#### WHAT THE TASK REQUIRES:
The lines to extract run from the first line of the material below to the line containing "import * as", both included; leave the pictures behind.

------------------------------------------------

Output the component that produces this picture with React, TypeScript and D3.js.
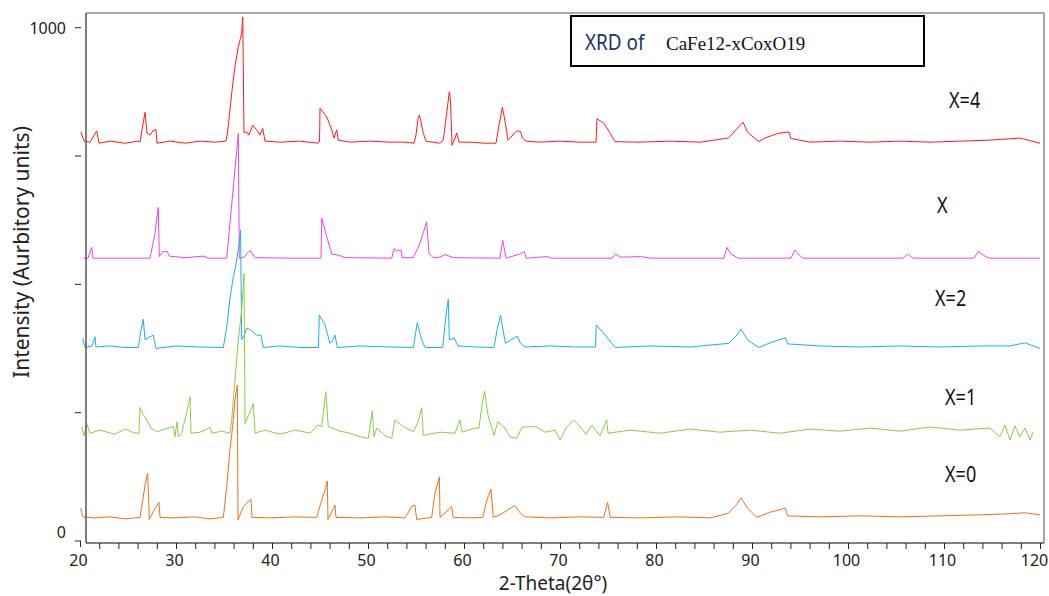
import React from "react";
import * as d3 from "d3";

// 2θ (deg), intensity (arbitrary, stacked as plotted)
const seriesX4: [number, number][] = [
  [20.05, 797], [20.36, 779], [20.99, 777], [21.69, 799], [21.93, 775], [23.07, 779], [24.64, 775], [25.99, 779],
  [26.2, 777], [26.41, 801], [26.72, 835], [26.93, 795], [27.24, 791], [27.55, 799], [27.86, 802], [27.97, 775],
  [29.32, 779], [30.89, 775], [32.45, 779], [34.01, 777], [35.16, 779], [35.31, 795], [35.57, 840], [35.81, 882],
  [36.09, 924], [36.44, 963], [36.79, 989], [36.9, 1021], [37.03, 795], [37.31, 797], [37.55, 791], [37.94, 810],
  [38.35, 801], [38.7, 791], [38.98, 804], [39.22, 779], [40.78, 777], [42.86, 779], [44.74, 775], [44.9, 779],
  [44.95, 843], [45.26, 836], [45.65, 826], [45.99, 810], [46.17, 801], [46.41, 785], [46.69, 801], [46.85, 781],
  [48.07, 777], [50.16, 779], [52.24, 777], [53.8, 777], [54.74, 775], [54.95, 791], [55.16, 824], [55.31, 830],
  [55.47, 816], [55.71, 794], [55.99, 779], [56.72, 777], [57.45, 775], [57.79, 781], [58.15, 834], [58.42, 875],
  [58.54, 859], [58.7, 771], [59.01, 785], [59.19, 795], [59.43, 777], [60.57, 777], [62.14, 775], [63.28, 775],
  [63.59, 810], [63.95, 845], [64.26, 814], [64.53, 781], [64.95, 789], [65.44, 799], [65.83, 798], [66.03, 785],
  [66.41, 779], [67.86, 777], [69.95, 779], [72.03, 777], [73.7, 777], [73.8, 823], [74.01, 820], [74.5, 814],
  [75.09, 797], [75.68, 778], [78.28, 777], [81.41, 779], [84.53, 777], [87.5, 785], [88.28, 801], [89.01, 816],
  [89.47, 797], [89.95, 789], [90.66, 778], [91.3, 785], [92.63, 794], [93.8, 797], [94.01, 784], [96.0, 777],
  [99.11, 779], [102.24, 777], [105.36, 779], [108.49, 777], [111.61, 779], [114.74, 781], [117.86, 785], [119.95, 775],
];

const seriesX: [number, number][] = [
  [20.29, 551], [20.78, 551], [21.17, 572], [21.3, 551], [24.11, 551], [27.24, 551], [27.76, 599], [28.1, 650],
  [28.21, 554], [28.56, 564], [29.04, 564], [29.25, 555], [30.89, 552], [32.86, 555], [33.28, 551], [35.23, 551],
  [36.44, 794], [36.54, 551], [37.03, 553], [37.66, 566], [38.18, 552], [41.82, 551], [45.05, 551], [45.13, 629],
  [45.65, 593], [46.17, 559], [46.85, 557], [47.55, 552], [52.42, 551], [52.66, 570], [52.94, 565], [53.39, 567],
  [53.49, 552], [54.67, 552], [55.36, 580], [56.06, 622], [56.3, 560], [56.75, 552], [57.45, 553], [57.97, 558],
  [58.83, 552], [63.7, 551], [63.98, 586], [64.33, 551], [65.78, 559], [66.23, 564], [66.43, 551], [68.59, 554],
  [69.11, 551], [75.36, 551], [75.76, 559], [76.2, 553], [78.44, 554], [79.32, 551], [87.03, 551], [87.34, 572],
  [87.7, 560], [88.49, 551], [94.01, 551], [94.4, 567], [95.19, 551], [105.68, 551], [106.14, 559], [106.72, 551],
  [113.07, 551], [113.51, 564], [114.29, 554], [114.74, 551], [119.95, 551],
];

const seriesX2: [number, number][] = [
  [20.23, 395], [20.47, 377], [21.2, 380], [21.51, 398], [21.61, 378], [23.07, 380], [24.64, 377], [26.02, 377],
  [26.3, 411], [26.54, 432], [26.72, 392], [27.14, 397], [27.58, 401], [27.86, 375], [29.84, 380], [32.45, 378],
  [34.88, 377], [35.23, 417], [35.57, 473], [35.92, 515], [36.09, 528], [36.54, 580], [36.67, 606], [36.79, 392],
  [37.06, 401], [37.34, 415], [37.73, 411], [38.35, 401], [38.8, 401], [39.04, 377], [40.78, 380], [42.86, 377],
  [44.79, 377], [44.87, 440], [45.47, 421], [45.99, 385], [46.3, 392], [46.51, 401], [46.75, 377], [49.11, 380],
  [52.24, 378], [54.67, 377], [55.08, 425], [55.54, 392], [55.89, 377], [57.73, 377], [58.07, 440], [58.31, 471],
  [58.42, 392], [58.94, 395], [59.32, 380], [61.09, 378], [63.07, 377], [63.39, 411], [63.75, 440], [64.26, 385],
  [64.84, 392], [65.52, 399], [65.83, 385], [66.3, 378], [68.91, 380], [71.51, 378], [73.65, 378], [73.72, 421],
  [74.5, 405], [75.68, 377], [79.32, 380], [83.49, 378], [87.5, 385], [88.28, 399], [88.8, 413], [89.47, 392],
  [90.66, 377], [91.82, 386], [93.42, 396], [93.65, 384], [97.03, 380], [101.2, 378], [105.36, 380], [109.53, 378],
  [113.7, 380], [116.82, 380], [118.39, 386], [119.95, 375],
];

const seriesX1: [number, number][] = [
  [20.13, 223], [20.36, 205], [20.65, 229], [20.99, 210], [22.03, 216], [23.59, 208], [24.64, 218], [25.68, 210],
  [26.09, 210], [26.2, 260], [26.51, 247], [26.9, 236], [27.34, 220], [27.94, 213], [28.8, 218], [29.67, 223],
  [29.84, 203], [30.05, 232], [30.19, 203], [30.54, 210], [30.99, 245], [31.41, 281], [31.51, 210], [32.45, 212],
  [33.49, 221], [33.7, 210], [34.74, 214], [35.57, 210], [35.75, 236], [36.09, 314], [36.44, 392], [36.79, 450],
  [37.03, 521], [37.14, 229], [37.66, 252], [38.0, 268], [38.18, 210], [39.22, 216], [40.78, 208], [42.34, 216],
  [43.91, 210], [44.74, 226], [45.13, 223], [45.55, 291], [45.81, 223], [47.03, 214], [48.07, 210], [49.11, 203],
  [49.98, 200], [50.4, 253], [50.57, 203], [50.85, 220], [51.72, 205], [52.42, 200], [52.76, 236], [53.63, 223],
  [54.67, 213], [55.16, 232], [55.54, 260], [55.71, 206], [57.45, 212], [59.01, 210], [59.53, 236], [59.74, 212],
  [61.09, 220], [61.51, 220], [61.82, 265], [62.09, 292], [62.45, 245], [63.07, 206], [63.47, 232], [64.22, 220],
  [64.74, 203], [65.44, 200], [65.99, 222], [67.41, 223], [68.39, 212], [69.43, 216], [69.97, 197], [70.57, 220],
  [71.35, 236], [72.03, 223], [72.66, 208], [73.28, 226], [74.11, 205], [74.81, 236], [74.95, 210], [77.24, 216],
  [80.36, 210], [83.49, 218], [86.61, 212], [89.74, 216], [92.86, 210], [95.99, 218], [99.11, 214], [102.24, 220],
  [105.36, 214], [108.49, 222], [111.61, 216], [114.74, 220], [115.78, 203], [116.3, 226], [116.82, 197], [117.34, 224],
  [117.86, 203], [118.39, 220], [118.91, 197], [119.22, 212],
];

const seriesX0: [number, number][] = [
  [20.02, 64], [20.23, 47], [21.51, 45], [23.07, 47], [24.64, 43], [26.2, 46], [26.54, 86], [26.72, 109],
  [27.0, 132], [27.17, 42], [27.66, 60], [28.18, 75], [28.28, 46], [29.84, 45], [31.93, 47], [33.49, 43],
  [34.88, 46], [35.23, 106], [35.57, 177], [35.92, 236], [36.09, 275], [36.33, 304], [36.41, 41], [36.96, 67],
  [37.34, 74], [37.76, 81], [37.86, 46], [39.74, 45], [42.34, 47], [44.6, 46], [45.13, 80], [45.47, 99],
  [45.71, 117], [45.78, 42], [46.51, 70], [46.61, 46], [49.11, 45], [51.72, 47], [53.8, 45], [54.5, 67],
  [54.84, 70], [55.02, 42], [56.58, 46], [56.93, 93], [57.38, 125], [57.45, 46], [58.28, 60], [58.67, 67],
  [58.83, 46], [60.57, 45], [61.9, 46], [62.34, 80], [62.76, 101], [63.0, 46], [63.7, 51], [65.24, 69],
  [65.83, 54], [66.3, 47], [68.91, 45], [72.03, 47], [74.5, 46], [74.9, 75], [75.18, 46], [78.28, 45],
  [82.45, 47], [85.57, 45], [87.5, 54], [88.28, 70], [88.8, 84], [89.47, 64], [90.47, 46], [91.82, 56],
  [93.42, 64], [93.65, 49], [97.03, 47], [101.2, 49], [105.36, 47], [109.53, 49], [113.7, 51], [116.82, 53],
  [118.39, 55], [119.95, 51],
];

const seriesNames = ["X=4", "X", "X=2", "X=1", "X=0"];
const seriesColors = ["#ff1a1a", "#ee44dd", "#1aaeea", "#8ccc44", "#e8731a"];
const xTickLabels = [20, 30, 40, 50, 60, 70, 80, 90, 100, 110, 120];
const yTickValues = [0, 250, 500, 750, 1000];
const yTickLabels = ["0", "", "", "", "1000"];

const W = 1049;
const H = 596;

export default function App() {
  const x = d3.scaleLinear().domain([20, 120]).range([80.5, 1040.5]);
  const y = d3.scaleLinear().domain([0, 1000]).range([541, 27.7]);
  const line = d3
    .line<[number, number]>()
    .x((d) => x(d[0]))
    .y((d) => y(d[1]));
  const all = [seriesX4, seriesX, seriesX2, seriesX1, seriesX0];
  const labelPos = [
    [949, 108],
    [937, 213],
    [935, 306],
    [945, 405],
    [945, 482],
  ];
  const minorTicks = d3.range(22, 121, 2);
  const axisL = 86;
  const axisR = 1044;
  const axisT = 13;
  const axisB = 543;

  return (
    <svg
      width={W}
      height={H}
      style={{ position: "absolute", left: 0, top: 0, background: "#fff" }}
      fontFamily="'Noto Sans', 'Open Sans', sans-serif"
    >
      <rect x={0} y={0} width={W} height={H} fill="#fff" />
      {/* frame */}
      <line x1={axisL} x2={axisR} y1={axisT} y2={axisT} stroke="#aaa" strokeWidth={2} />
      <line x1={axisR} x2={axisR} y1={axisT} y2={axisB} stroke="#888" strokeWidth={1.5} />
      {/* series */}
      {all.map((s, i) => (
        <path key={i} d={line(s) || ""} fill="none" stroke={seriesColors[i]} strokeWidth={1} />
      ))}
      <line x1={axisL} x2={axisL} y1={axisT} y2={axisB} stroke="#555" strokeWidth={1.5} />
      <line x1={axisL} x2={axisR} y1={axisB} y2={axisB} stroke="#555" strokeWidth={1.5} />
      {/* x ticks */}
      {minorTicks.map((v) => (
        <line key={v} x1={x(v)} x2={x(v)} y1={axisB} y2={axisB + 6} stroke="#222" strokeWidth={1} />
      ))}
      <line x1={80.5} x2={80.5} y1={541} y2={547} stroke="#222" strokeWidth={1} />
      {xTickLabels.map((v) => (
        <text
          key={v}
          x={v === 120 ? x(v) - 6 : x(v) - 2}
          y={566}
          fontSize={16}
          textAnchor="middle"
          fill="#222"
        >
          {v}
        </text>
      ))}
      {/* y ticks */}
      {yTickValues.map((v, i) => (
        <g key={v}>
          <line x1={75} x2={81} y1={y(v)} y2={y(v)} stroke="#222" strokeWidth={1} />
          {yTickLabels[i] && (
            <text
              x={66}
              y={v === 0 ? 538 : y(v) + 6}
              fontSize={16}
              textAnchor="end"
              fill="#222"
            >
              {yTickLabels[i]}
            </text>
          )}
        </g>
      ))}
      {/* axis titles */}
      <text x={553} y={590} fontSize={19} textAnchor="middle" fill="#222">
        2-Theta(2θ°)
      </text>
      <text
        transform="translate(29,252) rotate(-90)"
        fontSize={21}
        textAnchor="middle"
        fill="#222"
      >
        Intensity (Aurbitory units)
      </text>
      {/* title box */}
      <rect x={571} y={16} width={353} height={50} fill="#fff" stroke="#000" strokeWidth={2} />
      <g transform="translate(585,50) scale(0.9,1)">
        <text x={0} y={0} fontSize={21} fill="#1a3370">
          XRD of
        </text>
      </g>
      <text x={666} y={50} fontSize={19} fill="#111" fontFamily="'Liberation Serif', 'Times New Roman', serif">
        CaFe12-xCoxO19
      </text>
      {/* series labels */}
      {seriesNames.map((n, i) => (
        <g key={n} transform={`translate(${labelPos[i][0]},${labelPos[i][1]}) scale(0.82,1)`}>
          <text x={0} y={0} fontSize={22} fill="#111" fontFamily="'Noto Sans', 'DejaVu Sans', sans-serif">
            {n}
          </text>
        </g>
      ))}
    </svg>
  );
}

------------------------------------------------

#### WRITTEN RESPONSE:
Output the component that produces this picture with React, TypeScript and D3.js.
import React from "react";
import * as d3 from "d3";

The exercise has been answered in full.